Um dos aspectos centrais das idéias de 1933 reside na diferenciação
de funções na cidade. O intuito aqui era o da separação de funções
como pressuposto de uma ordenação racional dos complexos urbanos.
Na verdade, porém, a intenção maior era outra, ou seja, a de criação
de uma obra urbana harmoniosa e duradoura. Para essa harmonia,
a escolha e a distribuição dos vários elementos e a sua ordenação
criteriosa pareciam ser essenciais. O pensamento de Le Corbusier
revela ser aqui influenciado por conceitos da antiga filosofia
(Politeia) e de analogias musicais.
A separação de funções, portanto, seria antes uma distinção de funções, para que as mesmas pudessem ser colocadas em relações, e essas relações deveriam revelar o senso das proporções, para o qual o arquiteto teria a chave nas mãos.
O pensamento aqui expresso lembra naturalmente muito conceitos da Harmonia Funcional, da análise de obras segundo critérios harmônico-funcionais de Hugo Riemann e seus seguidores, e o do seu emprêgo na composição. Naturalmente, composições criadas a partir do conhecimento da teoria e do método de análise harmônico-funcional eram, na época, ou reflexos de uma visão acadêmica ou inseriam-se no amplo complexo de tendências neoclassicistas. A exigência de Le Corbusier relativamente à importância das proporções e, sobretudo, o critério de durabilidade da obra, compreendido no sentido de obra de arte de valor estético duradouro, não efêmero, sugerem, de fato, concepções de tendência classicista e da nova objetividade. Tudo parece indicar, portanto, que considerações sobre o Clássico, sugerido claramente no próprio objetivo da viagem e no nome da Carta, tenham sido aqui focalizados consciente-ou inconscientemente sob a perspectiva da Harmonia Funcional.

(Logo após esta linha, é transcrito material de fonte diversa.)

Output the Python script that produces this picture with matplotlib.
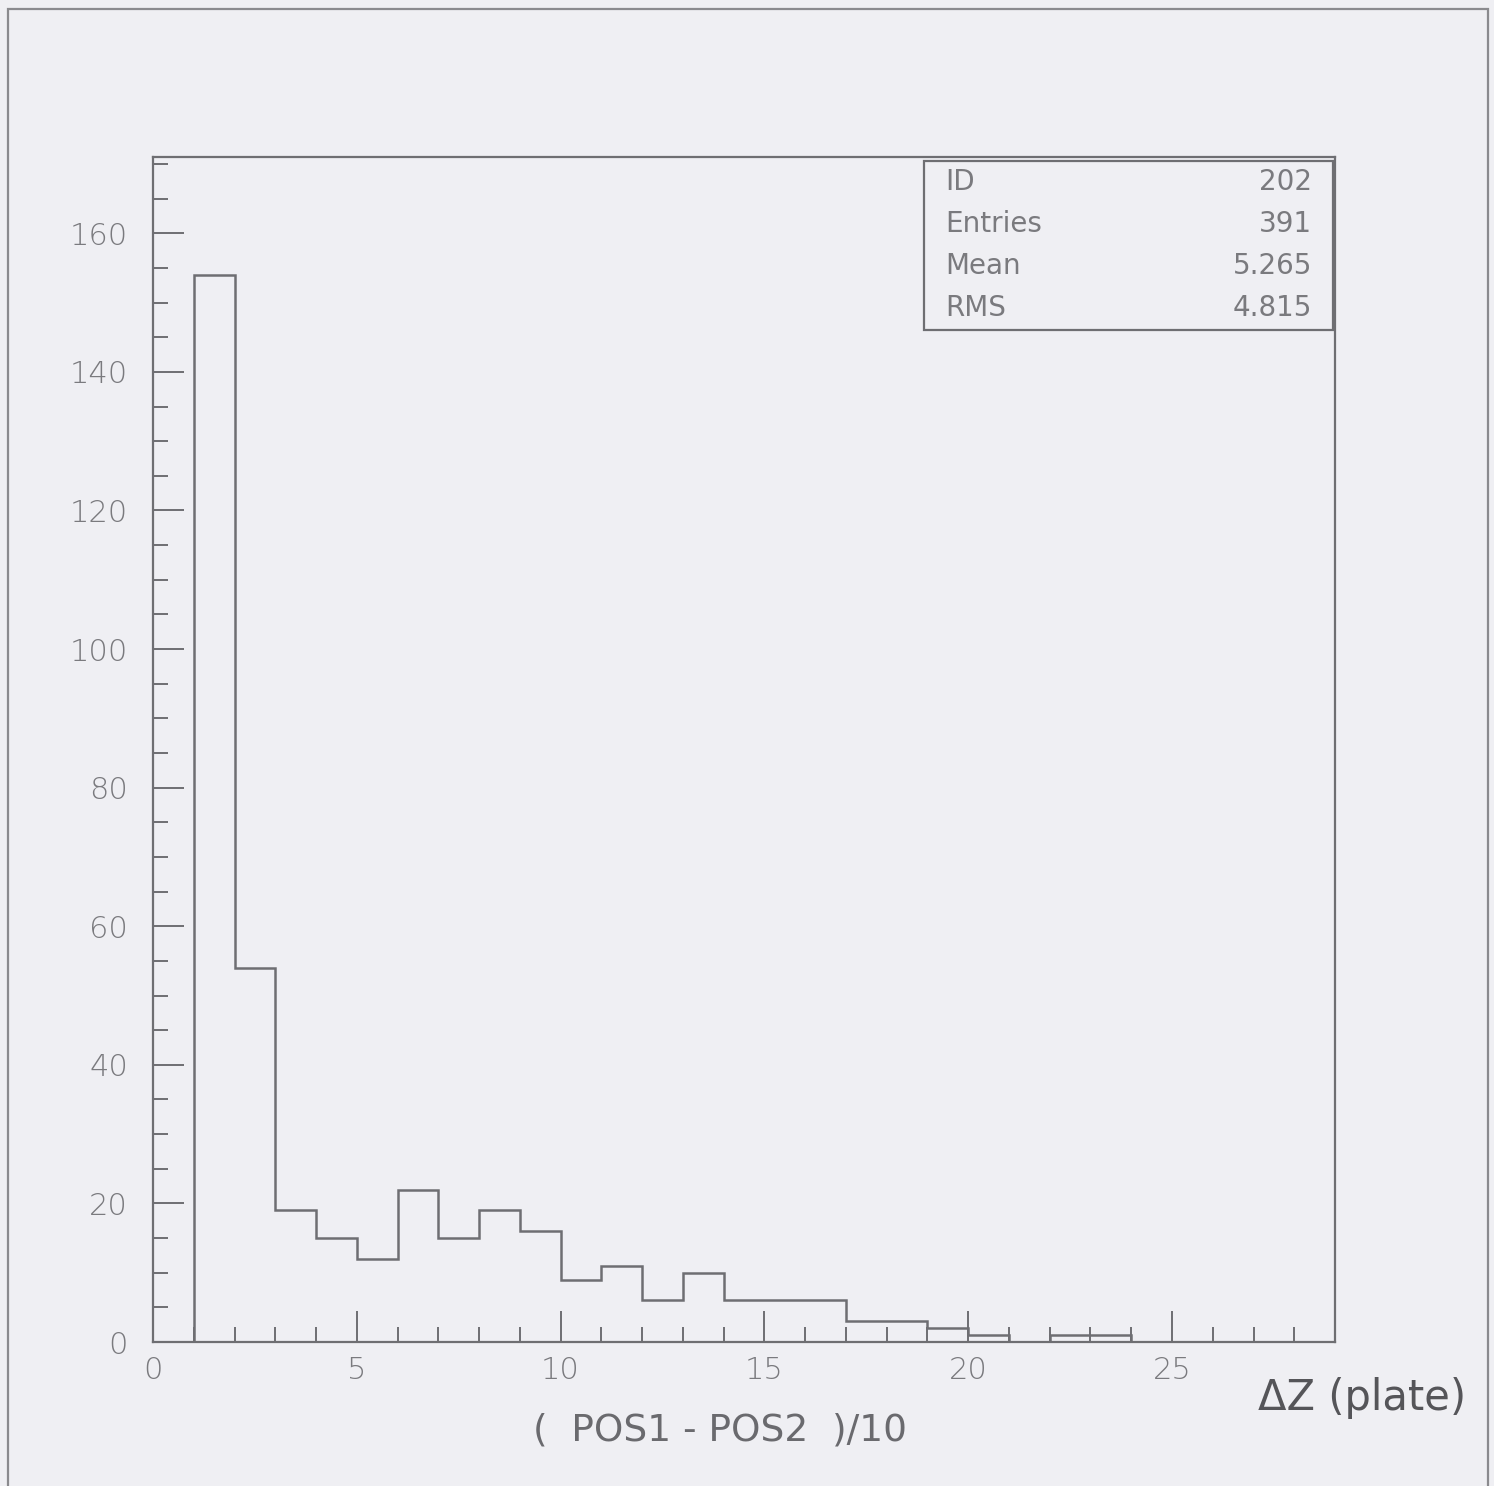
import numpy as np
import matplotlib.pyplot as plt
from matplotlib.ticker import MultipleLocator
from matplotlib.patches import Rectangle

# histogram 202 : (pos1-pos2)/10, unit bins from 1 to 24
edges = np.arange(1, 25)
counts = [154, 54, 19, 15, 12, 22, 15, 19, 16, 9, 11, 6, 10,
          6, 6, 6, 3, 3, 2, 1, 0, 1, 1]

stat_names = ['ID', 'Entries', 'Mean', 'RMS']
stat_values = ['202', '391', '5.265', '4.815']

bg = '#efeff3'
ink = '#6e6e72'

fig = plt.figure(figsize=(14.94, 14.86), dpi=100, facecolor=bg)

# page frame of the scan
fig.add_artist(Rectangle((8 / 1494, -0.05), 1480 / 1494, 1.05 - 9 / 1486,
                         transform=fig.transFigure, fill=False,
                         edgecolor='#8a8a8e', lw=1.6))

ax = fig.add_axes([0.1024, 0.0969, 0.7912, 0.7974])
ax.set_facecolor(bg)
ax.stairs(counts, edges, color=ink, lw=1.8)

ax.set_xlim(0, 29)
ax.set_ylim(0, 171)
ax.xaxis.set_major_locator(MultipleLocator(5))
ax.xaxis.set_minor_locator(MultipleLocator(1))
ax.yaxis.set_major_locator(MultipleLocator(20))
ax.yaxis.set_minor_locator(MultipleLocator(5))
ax.tick_params(which='both', direction='in', color=ink, width=1.4,
               top=False, right=False)
ax.tick_params(which='major', length=22, labelsize=22, labelcolor='#7a7a7e')
ax.tick_params(axis='x', which='major', pad=10)
ax.tick_params(axis='y', which='major', pad=18)
ax.tick_params(which='minor', length=11)
for s in ax.spines.values():
    s.set_color(ink)
    s.set_linewidth(1.6)

for lab in ax.get_xticklabels() + ax.get_yticklabels():
    lab.set_fontweight('light')

# stats box
box_l, box_r, box_b, box_t = 0.652, 0.9985, 0.854, 0.997
ax.add_patch(Rectangle((box_l, box_b), box_r - box_l, box_t - box_b,
                       transform=ax.transAxes, fill=False, edgecolor=ink, lw=1.6))
for i, (n, v) in enumerate(zip(stat_names, stat_values)):
    yy = box_t - 0.018 - i * 0.0355
    ax.text(box_l + 0.018, yy, n, transform=ax.transAxes, fontsize=20,
            color='#7a7a7e', va='center', ha='left')
    ax.text(box_r - 0.018, yy, v, transform=ax.transAxes, fontsize=20,
            color='#7a7a7e', va='center', ha='right')

# hand-written labels on the print
fig.text(720 / 1494, 1 - 1430 / 1486, '(  POS1 - POS2  )/10', fontsize=27,
         color='#6a6a6e', ha='center', va='center')
fig.text(1362 / 1494, 1 - 1398 / 1486, '\u0394Z (plate)', fontsize=30,
         color='#555559', ha='center', va='center')

plt.savefig('out.png', dpi=100, facecolor=bg)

Na realidade, porém, foi antes a experiência da vida no mar, da atmosfera criada pela clara distinção de funções e atividades no navio, a constatação da racionalidade inerente a uma construção baseada fundamentalmente em soluções técnicas, a pureza das formas, iluminadas pelo céu do mar Mediterrâneo, o que mais influenciou esse relacionamento entre conceitos harmonicais e ideais clássicos. No fundo, a oportunidade de um congresso nos mares possibilitava a distância com relação à arquitetura construída das cidades européias. Assim como na música o neoclassicismo não representou apenas um retorno à Mozart, mas sim também a Bach, ou seja, foi definido antes como um movimento de oposição ao passado vinculado ao romantismo do século XIX, sobretudo em repulsa à Wagner e ao patético, também o novo espírito na arquitetura foi caracterizado por esse impulso de superação da linguagem historicista das cidades de ante-Guerra.